— start of DATASET EXCERPT —
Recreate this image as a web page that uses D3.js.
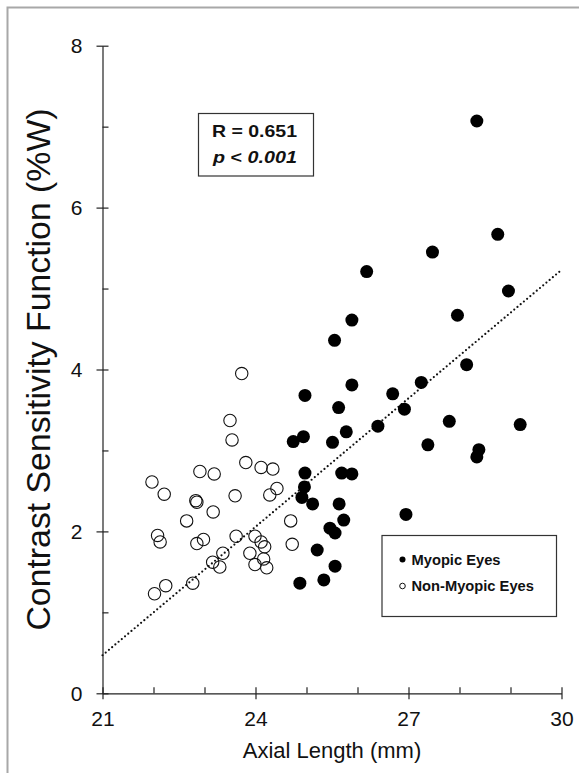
<!DOCTYPE html>
<html>
<head>
<meta charset="utf-8">
<script src="https://cdn.jsdelivr.net/npm/d3@7/dist/d3.min.js"></script>
<style>
  html, body { margin: 0; padding: 0; background: #fff; }
  svg { display: block; font-family: "Liberation Sans", Arial, sans-serif; }
</style>
</head>
<body>
<svg id="chart" width="579" height="773"></svg>
<script>
// ---- data ----
const myopicX = [28.34, 28.75, 27.47, 26.18, 28.96, 27.96, 25.89, 25.55, 28.14, 27.25,
                 25.89, 26.69, 24.97, 25.63, 26.92, 27.80, 29.19, 26.40, 25.78, 24.94,
                 24.74, 25.51, 27.38, 28.38, 28.34, 24.97, 25.69, 25.89, 24.96, 24.91,
                 25.12, 25.64, 26.95, 25.73, 25.46, 25.56, 25.21, 25.56, 24.87, 25.34];
const myopicY = [7.07, 5.67, 5.45, 5.21, 4.97, 4.67, 4.61, 4.36, 4.06, 3.84,
                 3.81, 3.70, 3.68, 3.53, 3.51, 3.36, 3.32, 3.30, 3.23, 3.17,
                 3.11, 3.10, 3.07, 3.01, 2.92, 2.72, 2.72, 2.71, 2.55, 2.42,
                 2.34, 2.34, 2.21, 2.14, 2.04, 1.98, 1.77, 1.57, 1.36, 1.40];
const nonMyopicX = [23.73, 23.50, 23.54, 23.81, 24.11, 24.34, 22.91, 23.19, 21.97, 22.21,
                    24.42, 24.28, 23.60, 22.83, 22.85, 23.17, 22.65, 22.08, 22.13, 22.85,
                    22.98, 23.62, 23.99, 24.11, 24.18, 23.89, 24.16, 23.99, 24.22, 24.69,
                    24.72, 23.36, 23.16, 23.30, 22.77, 22.24, 22.02];
const nonMyopicY = [3.95, 3.37, 3.13, 2.85, 2.79, 2.77, 2.74, 2.71, 2.61, 2.46,
                    2.53, 2.45, 2.44, 2.38, 2.36, 2.24, 2.13, 1.95, 1.87, 1.85,
                    1.90, 1.94, 1.94, 1.87, 1.81, 1.73, 1.66, 1.59, 1.55, 2.13,
                    1.84, 1.73, 1.62, 1.56, 1.36, 1.33, 1.23];
const trendX = [21, 30];
const trendY = [0.47, 5.23];
const xMajorTicks = [21, 24, 27, 30];
const xMinorTicks = [22, 23, 25, 26, 28, 29];
const yMajorTicks = [0, 2, 4, 6, 8];
const yMinorTicks = [1, 3, 5, 7];
const xLabel = "Axial Length (mm)";
const yLabel = "Contrast Sensitivity Function (%W)";
const statLine1 = "R = 0.651";
const legendLabels = ["Myopic Eyes", "Non-Myopic Eyes"];

// ---- layout ----
const svg = d3.select("#chart");
const x = d3.scaleLinear().domain([21, 30]).range([102.5, 561.5]);
const y = d3.scaleLinear().domain([0, 8]).range([693.3, 45.7]);
const axisColor = "#222";

// frame (top and left edges)
svg.append("path")
  .attr("d", "M7.5,773 L7.5,7.5 L579,7.5")
  .attr("fill", "none").attr("stroke", "#a8a8a8").attr("stroke-width", 2);

// x axis
const gx = svg.append("g").attr("transform", `translate(0,${y(0)})`);
gx.call(d3.axisBottom(x).tickValues(xMajorTicks).tickSize(6).tickSizeOuter(0).tickPadding(12).tickFormat(d3.format("d")));
gx.selectAll(".tick line").attr("y1", -6);
gx.selectAll(".tick text").attr("font-size", 21).attr("fill", "#111").attr("font-family", "Liberation Sans, Arial, sans-serif");
const gxm = svg.append("g").attr("transform", `translate(0,${y(0)})`);
gxm.call(d3.axisBottom(x).tickValues(xMinorTicks).tickSize(-6).tickSizeOuter(0).tickFormat(""));
gxm.select(".domain").remove();

// y axis
const gy = svg.append("g").attr("transform", `translate(${x(21)},0)`);
gy.call(d3.axisLeft(y).tickValues(yMajorTicks).tickSize(6).tickSizeOuter(0).tickPadding(14).tickFormat(d3.format("d")));
gy.selectAll(".tick line").attr("x1", 6);
gy.selectAll(".tick text").attr("font-size", 21).attr("fill", "#111").attr("font-family", "Liberation Sans, Arial, sans-serif");
const gym = svg.append("g").attr("transform", `translate(${x(21)},0)`);
gym.call(d3.axisLeft(y).tickValues(yMinorTicks).tickSize(-6).tickSizeOuter(0).tickFormat(""));
gym.select(".domain").remove();

svg.selectAll(".domain, .tick line").attr("stroke", axisColor).attr("stroke-width", 1.2);

// axis titles
svg.append("text")
  .attr("x", 332).attr("y", 758)
  .attr("text-anchor", "middle").attr("font-size", 22).attr("fill", "#111")
  .text(xLabel);
svg.append("text")
  .attr("transform", "translate(50,369.5) rotate(-90)")
  .attr("text-anchor", "middle").attr("font-size", 33.8).attr("fill", "#111")
  .text(yLabel);

// non-myopic points (open)
const nonData = nonMyopicX.map((v, i) => ({x: v, y: nonMyopicY[i]}));
svg.append("g").selectAll("circle").data(nonData).join("circle")
  .attr("cx", d => x(d.x)).attr("cy", d => y(d.y)).attr("r", 6.2)
  .attr("fill", "none").attr("stroke", "#111").attr("stroke-width", 1.1);

// trend line (dotted)
const trendData = trendX.map((v, i) => ({x: v, y: trendY[i]}));
svg.append("path")
  .datum(trendData)
  .attr("d", d3.line().x(d => x(d.x)).y(d => y(d.y)))
  .attr("fill", "none").attr("stroke", "#111").attr("stroke-width", 2.2)
  .attr("stroke-dasharray", "0,4.2").attr("stroke-linecap", "round");

// myopic points (filled)
const myoData = myopicX.map((v, i) => ({x: v, y: myopicY[i]}));
svg.append("g").selectAll("circle").data(myoData).join("circle")
  .attr("cx", d => x(d.x)).attr("cy", d => y(d.y)).attr("r", 6.5)
  .attr("fill", "#000");

// stats box
svg.append("rect")
  .attr("x", 198.5).attr("y", 113.5).attr("width", 115).attr("height", 62.5)
  .attr("fill", "#fff").attr("stroke", "#333").attr("stroke-width", 1.2);
svg.append("text")
  .attr("x", 212).attr("y", 136.5)
  .attr("textLength", 85).attr("lengthAdjust", "spacingAndGlyphs")
  .attr("font-size", 16.5).attr("font-weight", "bold").attr("fill", "#111")
  .text(statLine1);
const t2 = svg.append("text")
  .attr("x", 213).attr("y", 162.5)
  .attr("textLength", 84).attr("lengthAdjust", "spacingAndGlyphs")
  .attr("font-size", 16.5).attr("font-weight", "bold").attr("fill", "#111");
t2.append("tspan").attr("font-style", "italic").text("p");
t2.append("tspan").text(" < ");
t2.append("tspan").attr("font-style", "italic").text("0.001");

// legend
svg.append("rect")
  .attr("x", 382).attr("y", 535.5).attr("width", 174.5).attr("height", 81)
  .attr("fill", "#fff").attr("stroke", "#333").attr("stroke-width", 1.2);
const lg = svg.append("g");
lg.append("circle").attr("cx", 402.5).attr("cy", 559.5).attr("r", 3).attr("fill", "#000");
lg.append("circle").attr("cx", 402.5).attr("cy", 586).attr("r", 2.8)
  .attr("fill", "none").attr("stroke", "#111").attr("stroke-width", 1);
lg.selectAll("text").data(legendLabels).join("text")
  .attr("x", 411.5).attr("y", (d, i) => 564.5 + i * 26.5)
  .attr("font-size", 14.7).attr("font-weight", "bold").attr("fill", "#111")
  .text(d => d);
</script>
</body>
</html>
— end of DATASET EXCERPT —
# WHAT YOU NEED TO DO
Go through the material above and print all of it exactly, except the pictures.

# FINISHED EXERCISE
Recreate this image as a web page that uses D3.js.
<!DOCTYPE html>
<html>
<head>
<meta charset="utf-8">
<script src="https://cdn.jsdelivr.net/npm/d3@7/dist/d3.min.js"></script>
<style>
  html, body { margin: 0; padding: 0; background: #fff; }
  svg { display: block; font-family: "Liberation Sans", Arial, sans-serif; }
</style>
</head>
<body>
<svg id="chart" width="579" height="773"></svg>
<script>
// ---- data ----
const myopicX = [28.34, 28.75, 27.47, 26.18, 28.96, 27.96, 25.89, 25.55, 28.14, 27.25,
                 25.89, 26.69, 24.97, 25.63, 26.92, 27.80, 29.19, 26.40, 25.78, 24.94,
                 24.74, 25.51, 27.38, 28.38, 28.34, 24.97, 25.69, 25.89, 24.96, 24.91,
                 25.12, 25.64, 26.95, 25.73, 25.46, 25.56, 25.21, 25.56, 24.87, 25.34];
const myopicY = [7.07, 5.67, 5.45, 5.21, 4.97, 4.67, 4.61, 4.36, 4.06, 3.84,
                 3.81, 3.70, 3.68, 3.53, 3.51, 3.36, 3.32, 3.30, 3.23, 3.17,
                 3.11, 3.10, 3.07, 3.01, 2.92, 2.72, 2.72, 2.71, 2.55, 2.42,
                 2.34, 2.34, 2.21, 2.14, 2.04, 1.98, 1.77, 1.57, 1.36, 1.40];
const nonMyopicX = [23.73, 23.50, 23.54, 23.81, 24.11, 24.34, 22.91, 23.19, 21.97, 22.21,
                    24.42, 24.28, 23.60, 22.83, 22.85, 23.17, 22.65, 22.08, 22.13, 22.85,
                    22.98, 23.62, 23.99, 24.11, 24.18, 23.89, 24.16, 23.99, 24.22, 24.69,
                    24.72, 23.36, 23.16, 23.30, 22.77, 22.24, 22.02];
const nonMyopicY = [3.95, 3.37, 3.13, 2.85, 2.79, 2.77, 2.74, 2.71, 2.61, 2.46,
                    2.53, 2.45, 2.44, 2.38, 2.36, 2.24, 2.13, 1.95, 1.87, 1.85,
                    1.90, 1.94, 1.94, 1.87, 1.81, 1.73, 1.66, 1.59, 1.55, 2.13,
                    1.84, 1.73, 1.62, 1.56, 1.36, 1.33, 1.23];
const trendX = [21, 30];
const trendY = [0.47, 5.23];
const xMajorTicks = [21, 24, 27, 30];
const xMinorTicks = [22, 23, 25, 26, 28, 29];
const yMajorTicks = [0, 2, 4, 6, 8];
const yMinorTicks = [1, 3, 5, 7];
const xLabel = "Axial Length (mm)";
const yLabel = "Contrast Sensitivity Function (%W)";
const statLine1 = "R = 0.651";
const legendLabels = ["Myopic Eyes", "Non-Myopic Eyes"];

// ---- layout ----
const svg = d3.select("#chart");
const x = d3.scaleLinear().domain([21, 30]).range([102.5, 561.5]);
const y = d3.scaleLinear().domain([0, 8]).range([693.3, 45.7]);
const axisColor = "#222";

// frame (top and left edges)
svg.append("path")
  .attr("d", "M7.5,773 L7.5,7.5 L579,7.5")
  .attr("fill", "none").attr("stroke", "#a8a8a8").attr("stroke-width", 2);

// x axis
const gx = svg.append("g").attr("transform", `translate(0,${y(0)})`);
gx.call(d3.axisBottom(x).tickValues(xMajorTicks).tickSize(6).tickSizeOuter(0).tickPadding(12).tickFormat(d3.format("d")));
gx.selectAll(".tick line").attr("y1", -6);
gx.selectAll(".tick text").attr("font-size", 21).attr("fill", "#111").attr("font-family", "Liberation Sans, Arial, sans-serif");
const gxm = svg.append("g").attr("transform", `translate(0,${y(0)})`);
gxm.call(d3.axisBottom(x).tickValues(xMinorTicks).tickSize(-6).tickSizeOuter(0).tickFormat(""));
gxm.select(".domain").remove();

// y axis
const gy = svg.append("g").attr("transform", `translate(${x(21)},0)`);
gy.call(d3.axisLeft(y).tickValues(yMajorTicks).tickSize(6).tickSizeOuter(0).tickPadding(14).tickFormat(d3.format("d")));
gy.selectAll(".tick line").attr("x1", 6);
gy.selectAll(".tick text").attr("font-size", 21).attr("fill", "#111").attr("font-family", "Liberation Sans, Arial, sans-serif");
const gym = svg.append("g").attr("transform", `translate(${x(21)},0)`);
gym.call(d3.axisLeft(y).tickValues(yMinorTicks).tickSize(-6).tickSizeOuter(0).tickFormat(""));
gym.select(".domain").remove();

svg.selectAll(".domain, .tick line").attr("stroke", axisColor).attr("stroke-width", 1.2);

// axis titles
svg.append("text")
  .attr("x", 332).attr("y", 758)
  .attr("text-anchor", "middle").attr("font-size", 22).attr("fill", "#111")
  .text(xLabel);
svg.append("text")
  .attr("transform", "translate(50,369.5) rotate(-90)")
  .attr("text-anchor", "middle").attr("font-size", 33.8).attr("fill", "#111")
  .text(yLabel);

// non-myopic points (open)
const nonData = nonMyopicX.map((v, i) => ({x: v, y: nonMyopicY[i]}));
svg.append("g").selectAll("circle").data(nonData).join("circle")
  .attr("cx", d => x(d.x)).attr("cy", d => y(d.y)).attr("r", 6.2)
  .attr("fill", "none").attr("stroke", "#111").attr("stroke-width", 1.1);

// trend line (dotted)
const trendData = trendX.map((v, i) => ({x: v, y: trendY[i]}));
svg.append("path")
  .datum(trendData)
  .attr("d", d3.line().x(d => x(d.x)).y(d => y(d.y)))
  .attr("fill", "none").attr("stroke", "#111").attr("stroke-width", 2.2)
  .attr("stroke-dasharray", "0,4.2").attr("stroke-linecap", "round");

// myopic points (filled)
const myoData = myopicX.map((v, i) => ({x: v, y: myopicY[i]}));
svg.append("g").selectAll("circle").data(myoData).join("circle")
  .attr("cx", d => x(d.x)).attr("cy", d => y(d.y)).attr("r", 6.5)
  .attr("fill", "#000");

// stats box
svg.append("rect")
  .attr("x", 198.5).attr("y", 113.5).attr("width", 115).attr("height", 62.5)
  .attr("fill", "#fff").attr("stroke", "#333").attr("stroke-width", 1.2);
svg.append("text")
  .attr("x", 212).attr("y", 136.5)
  .attr("textLength", 85).attr("lengthAdjust", "spacingAndGlyphs")
  .attr("font-size", 16.5).attr("font-weight", "bold").attr("fill", "#111")
  .text(statLine1);
const t2 = svg.append("text")
  .attr("x", 213).attr("y", 162.5)
  .attr("textLength", 84).attr("lengthAdjust", "spacingAndGlyphs")
  .attr("font-size", 16.5).attr("font-weight", "bold").attr("fill", "#111");
t2.append("tspan").attr("font-style", "italic").text("p");
t2.append("tspan").text(" < ");
t2.append("tspan").attr("font-style", "italic").text("0.001");

// legend
svg.append("rect")
  .attr("x", 382).attr("y", 535.5).attr("width", 174.5).attr("height", 81)
  .attr("fill", "#fff").attr("stroke", "#333").attr("stroke-width", 1.2);
const lg = svg.append("g");
lg.append("circle").attr("cx", 402.5).attr("cy", 559.5).attr("r", 3).attr("fill", "#000");
lg.append("circle").attr("cx", 402.5).attr("cy", 586).attr("r", 2.8)
  .attr("fill", "none").attr("stroke", "#111").attr("stroke-width", 1);
lg.selectAll("text").data(legendLabels).join("text")
  .attr("x", 411.5).attr("y", (d, i) => 564.5 + i * 26.5)
  .attr("font-size", 14.7).attr("font-weight", "bold").attr("fill", "#111")
  .text(d => d);
</script>
</body>
</html>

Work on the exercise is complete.